WHAT TO DO:
Copy exactly the lines from the beginning of the data down to and including the line holding "import matplotlib.pyplot as plt", without any pictures.

INFORMATION SUPPLIED:
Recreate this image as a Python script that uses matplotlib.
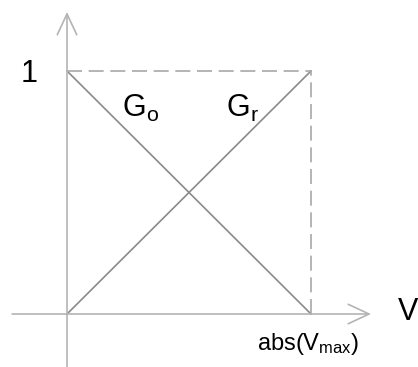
import matplotlib
matplotlib.use("Agg")
import matplotlib.pyplot as plt

plt.rcParams['font.family'] = ['Liberation Sans', 'DejaVu Sans']
plt.rcParams['mathtext.fontset'] = 'custom'
plt.rcParams['mathtext.rm'] = 'Liberation Sans'
plt.rcParams['mathtext.it'] = 'Liberation Sans'

# normalised voltage and the two gains
v = [0, 1]
g_o = [1, 0]
g_r = [0, 1]
# dashed box edges
top_x = [0, 1]
top_y = [1, 1]
side_x = [1, 1]
side_y = [0, 1]

fig = plt.figure(figsize=(4.18, 3.67), dpi=100)
ax = fig.add_axes([0, 0, 1, 1])
ax.set_xlim(-0.2746, 1.4385)
ax.set_ylim(-0.218, 1.292)
ax.axis('off')

axis_col = '#b4b4b4'
ax.annotate('', xy=(1.246, 0), xytext=(-0.225, 0),
            arrowprops=dict(arrowstyle='->,head_length=1.5,head_width=0.7',
                            mutation_scale=10, color=axis_col, lw=1.2,
                            shrinkA=0, shrinkB=0))
ax.annotate('', xy=(0, 1.243), xytext=(0, -0.22),
            arrowprops=dict(arrowstyle='->,head_length=1.5,head_width=0.7',
                            mutation_scale=10, color=axis_col, lw=1.2,
                            shrinkA=0, shrinkB=0))

ax.plot(v, g_o, color='#8a8a8a', lw=1.2)
ax.plot(v, g_r, color='#8a8a8a', lw=1.2)
ax.plot(top_x, top_y, color='#a8a8a8', lw=1.2, dashes=(9, 4))
ax.plot(side_x, side_y, color='#a8a8a8', lw=1.2, dashes=(9, 4))

ax.text(-0.156, 0.955, '1', fontsize=22, ha='center', va='baseline')
ax.text(1.397, -0.025, 'V', fontsize=22, ha='center', va='baseline')
ax.text(0.99, -0.148, r'abs(V$_{\mathrm{max}}$)', fontsize=17, ha='center', va='baseline')
ax.text(0.303, 0.81, r'G$_{\mathrm{o}}$', fontsize=22, ha='center', va='baseline')
ax.text(0.717, 0.81, r'G$_{\mathrm{r}}$', fontsize=22, ha='center', va='baseline')

fig.savefig('out.png', dpi=100)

PROBLEM SOLUTION:
Recreate this image as a Python script that uses matplotlib.
import matplotlib
matplotlib.use("Agg")
import matplotlib.pyplot as plt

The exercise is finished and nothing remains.